Cott Corp., the world's largest retailer brand beverage company, announced its results for the third quarter ended Oct. 1, 2011. Third quarter 2011 revenue was $611 million compared to $487 million. The Cliffstar business, which was acquired during the third quarter of 2010, contributed $73 million of the increase in revenue. Operating income increased 49 percent to $29 million, compared to $20 million. The third quarter of 2010 included $6.4 million of transaction costs. Excluding Cliffstar purchase accounting adjustments and integration expenses, adjusted operating income was $35 million. EBITDA was $52 million, compared to $37 million in the prior year. Excluding Cliffstar purchase accounting adjustments and integration expenses, adjusted EBITDA was $55 million. Net income and earnings per diluted share were $16 million and $0.17, respectively, compared to $6 million and $0.07, respectively. Excluding Cliffstar purchase accounting adjustments and integration expenses, adjusted net income and adjusted earnings per diluted share were $21 million and $0.22, respectively, compared to $15 million and $0.17, respectively.
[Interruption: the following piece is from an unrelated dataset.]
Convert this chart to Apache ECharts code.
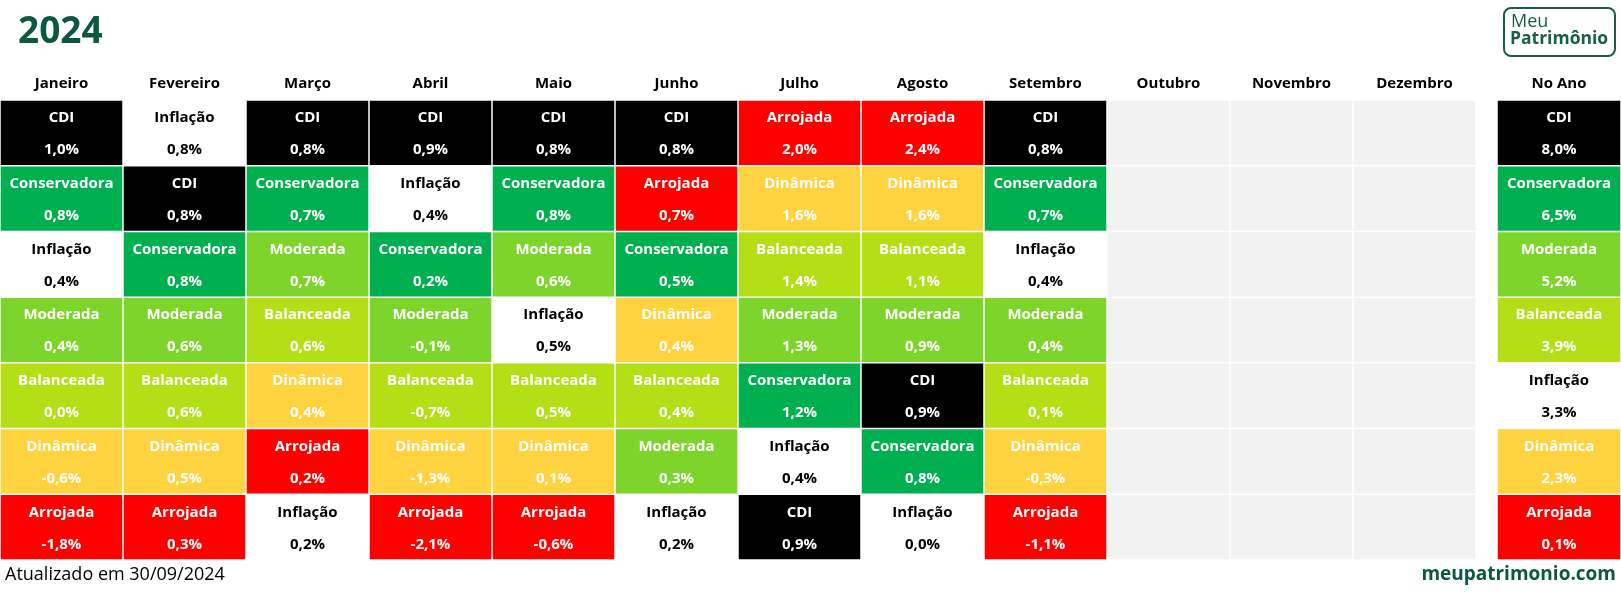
<!DOCTYPE html>
<html>
<head>
<meta charset="utf-8">
<script src="https://cdn.jsdelivr.net/npm/echarts@6/dist/echarts.min.js"></script>
<style>
html,body{margin:0;padding:0;background:#fff;}
#chart{width:1621px;height:595px;}
</style>
</head>
<body>
<div id="chart"></div>
<script>
// ---- Data ----
const months = ['Janeiro','Fevereiro','Março','Abril','Maio','Junho','Julho','Agosto','Setembro','Outubro','Novembro','Dezembro'];
const ranks = ['1','2','3','4','5','6','7'];

const janNames = ['CDI','Conservadora','Inflação','Moderada','Balanceada','Dinâmica','Arrojada'];
const janValues = [1.0, 0.8, 0.4, 0.4, 0.0, -0.6, -1.8];
const fevNames = ['Inflação','CDI','Conservadora','Moderada','Balanceada','Dinâmica','Arrojada'];
const fevValues = [0.8, 0.8, 0.8, 0.6, 0.6, 0.5, 0.3];
const marNames = ['CDI','Conservadora','Moderada','Balanceada','Dinâmica','Arrojada','Inflação'];
const marValues = [0.8, 0.7, 0.7, 0.6, 0.4, 0.2, 0.2];
const abrNames = ['CDI','Inflação','Conservadora','Moderada','Balanceada','Dinâmica','Arrojada'];
const abrValues = [0.9, 0.4, 0.2, -0.1, -0.7, -1.3, -2.1];
const maiNames = ['CDI','Conservadora','Moderada','Inflação','Balanceada','Dinâmica','Arrojada'];
const maiValues = [0.8, 0.8, 0.6, 0.5, 0.5, 0.1, -0.6];
const junNames = ['CDI','Arrojada','Conservadora','Dinâmica','Balanceada','Moderada','Inflação'];
const junValues = [0.8, 0.7, 0.5, 0.4, 0.4, 0.3, 0.2];
const julNames = ['Arrojada','Dinâmica','Balanceada','Moderada','Conservadora','Inflação','CDI'];
const julValues = [2.0, 1.6, 1.4, 1.3, 1.2, 0.4, 0.9];
const agoNames = ['Arrojada','Dinâmica','Balanceada','Moderada','CDI','Conservadora','Inflação'];
const agoValues = [2.4, 1.6, 1.1, 0.9, 0.9, 0.8, 0.0];
const setNames = ['CDI','Conservadora','Inflação','Moderada','Balanceada','Dinâmica','Arrojada'];
const setValues = [0.8, 0.7, 0.4, 0.4, 0.1, -0.3, -1.1];

const anoNames = ['CDI','Conservadora','Moderada','Balanceada','Inflação','Dinâmica','Arrojada'];
const anoValues = [8.0, 6.5, 5.2, 3.9, 3.3, 2.3, 0.1];

const monthNames = [janNames, fevNames, marNames, abrNames, maiNames, junNames, julNames, agoNames, setNames];
const monthValues = [janValues, fevValues, marValues, abrValues, maiValues, junValues, julValues, agoValues, setValues];

// ---- Styles ----
const fillColor = {
  'CDI': '#000000',
  'Inflação': '#ffffff',
  'Conservadora': '#00b050',
  'Moderada': '#7dd52c',
  'Balanceada': '#b4de16',
  'Dinâmica': '#ffd23f',
  'Arrojada': '#ff0000'
};
const textColor = name => name === 'Inflação' ? '#000000' : '#ffffff';
const FONT = '"Open Sans", "Noto Sans", sans-serif';

function fmt(v) {
  return v.toFixed(1).replace('.', ',') + '%';
}

// ---- Build data ----
const monthData = [];
months.forEach((m, i) => {
  ranks.forEach((r, j) => {
    if (i < monthNames.length) {
      monthData.push([i, j, monthValues[i][j], monthNames[i][j]]);
    } else {
      monthData.push([i, j, null, '']);
    }
  });
});
const anoData = anoNames.map((n, j) => [0, j, anoValues[j], n]);

function renderCell(params, api) {
  const x = api.value(0), y = api.value(1);
  const c = api.coord([x, y]);
  const s = api.size([1, 1]);
  const src = params.seriesIndex === 0 ? monthData : anoData;
  const name = src[params.dataIndex][3];
  const val = src[params.dataIndex][2];
  const left = c[0] - s[0] / 2, top = c[1] - s[1] / 2;
  const gap = 1.5;
  const children = [{
    type: 'rect',
    shape: { x: left + gap / 2, y: top + gap / 2, width: s[0] - gap, height: s[1] - gap },
    style: { fill: name ? fillColor[name] : '#f2f2f2' },
    silent: true
  }];
  if (name) {
    const tc = textColor(name);
    children.push({
      type: 'text',
      style: { text: name, x: c[0], y: top + 18, align: 'center', verticalAlign: 'middle',
        fill: tc, font: 'bold 15px ' + FONT }
    });
    children.push({
      type: 'text',
      style: { text: fmt(val), x: c[0], y: top + 50, align: 'center', verticalAlign: 'middle',
        fill: tc, font: 'bold 15px ' + FONT }
    });
  }
  return { type: 'group', children };
}

const axisLabelStyle = { color: '#000', fontWeight: 'bold', fontSize: 15, fontFamily: FONT, margin: 9, interval: 0 };

const chart = echarts.init(document.getElementById('chart'), null, { renderer: 'canvas' });
chart.setOption({
  animation: false,
  backgroundColor: '#ffffff',
  grid: [
    { left: 0, top: 100, width: 1476, height: 460 },
    { left: 1497, top: 100, width: 124, height: 460 }
  ],
  xAxis: [
    { type: 'category', gridIndex: 0, data: months, position: 'top',
      axisLine: { show: false }, axisTick: { show: false }, splitLine: { show: false },
      axisLabel: axisLabelStyle },
    { type: 'category', gridIndex: 1, data: ['No Ano'], position: 'top',
      axisLine: { show: false }, axisTick: { show: false }, splitLine: { show: false },
      axisLabel: axisLabelStyle }
  ],
  yAxis: [
    { type: 'category', gridIndex: 0, data: ranks, inverse: true, show: false },
    { type: 'category', gridIndex: 1, data: ranks, inverse: true, show: false }
  ],
  series: [
    { type: 'custom', xAxisIndex: 0, yAxisIndex: 0, data: monthData, renderItem: renderCell, encode: { x: 0, y: 1 } },
    { type: 'custom', xAxisIndex: 1, yAxisIndex: 1, data: anoData, renderItem: renderCell, encode: { x: 0, y: 1 } }
  ],
  graphic: [
    { type: 'text', left: 18, top: 14,
      style: { text: '2024', fill: '#0b5741', font: 'bold 37px ' + FONT } },
    { type: 'rect', left: 1503, top: 7,
      shape: { width: 111, height: 48, r: 7 },
      style: { fill: '#ffffff', stroke: '#1b5e46', lineWidth: 2 } },
    { type: 'text', left: 1511, top: 13,
      style: { text: 'Meu', fill: '#1b5e46', font: '18px ' + FONT } },
    { type: 'text', left: 1510, top: 30,
      style: { text: 'Patrimônio', fill: '#1b5e46', font: 'bold 17.5px ' + FONT } },
    { type: 'text', left: 5, top: 566,
      style: { text: 'Atualizado em 30/09/2024', fill: '#000000', font: '18px ' + FONT } },
    { type: 'text', right: 5, top: 565,
      style: { text: 'meupatrimonio.com', fill: '#0b5741', font: 'bold 19px ' + FONT } }
  ]
});
</script>
</body>
</html>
"During the third quarter, we experienced a solid increase in volume and revenue, both of which exceeded our expectations. However, margins were lower than we would have wished due to higher than anticipated commodity costs and our product mix during the quarter," commented Jerry Fowden, Cott's chief executive officer in a prepared statement. "As we look to 2012, we are focusing on improving our margins as we endeavor to adjust the balance across volume, revenue growth and per case margins," continued Fowden.

In the third quarter, filled beverage case volume increased 13 percent (6 percent excluding Cliffstar) driven by higher volumes in North America, the United Kingdom/Europe (U.K.) and Mexico.

Revenue increased 26 percent (9 percent excluding Cliffstar and the impact of foreign exchange). Increased revenues were driven by a combination of higher volumes and higher pricing in North America and the U.K. The U.K. benefited from continued favorable product mix.

Gross profit as a percentage of revenue was 11.1 percent compared to 13.8 percent. The decline in gross profit as a percentage of revenue was attributable primarily to the continued adverse impact of higher commodity costs.

Selling, general and administrative (SG&A) expenses were $38 million compared to $47 million. The decrease in SG&A was driven by reduced integration and acquisition costs, lower information technology expenses and reduced accruals for bonus and long-term incentive compensation costs.

Operating income increased 49 percent to $29 million compared to $20 million. The third quarter of 2010 included $6.4 million of transaction costs. Excluding Cliffstar purchase accounting adjustments and integration expenses, adjusted operating income was $35 million compared to $33 million.

EBITDA was $52 million compared to $37 million. Excluding Cliffstar purchase accounting adjustments and integration expenses, adjusted EBITDA was $55 million compared to $50 million.

Cash provided by operating activities was $64 million and capital expenditures were $8 million.

North America filled beverage case volume increased 12 percent (4 percent excluding Cliffstar) to 188 million cases. Revenue increased 26 percent to $468 million. Excluding the impact of the Cliffstar acquisition and foreign exchange, revenue increased 5 percent. Operating income was $20 million compared to $13 million.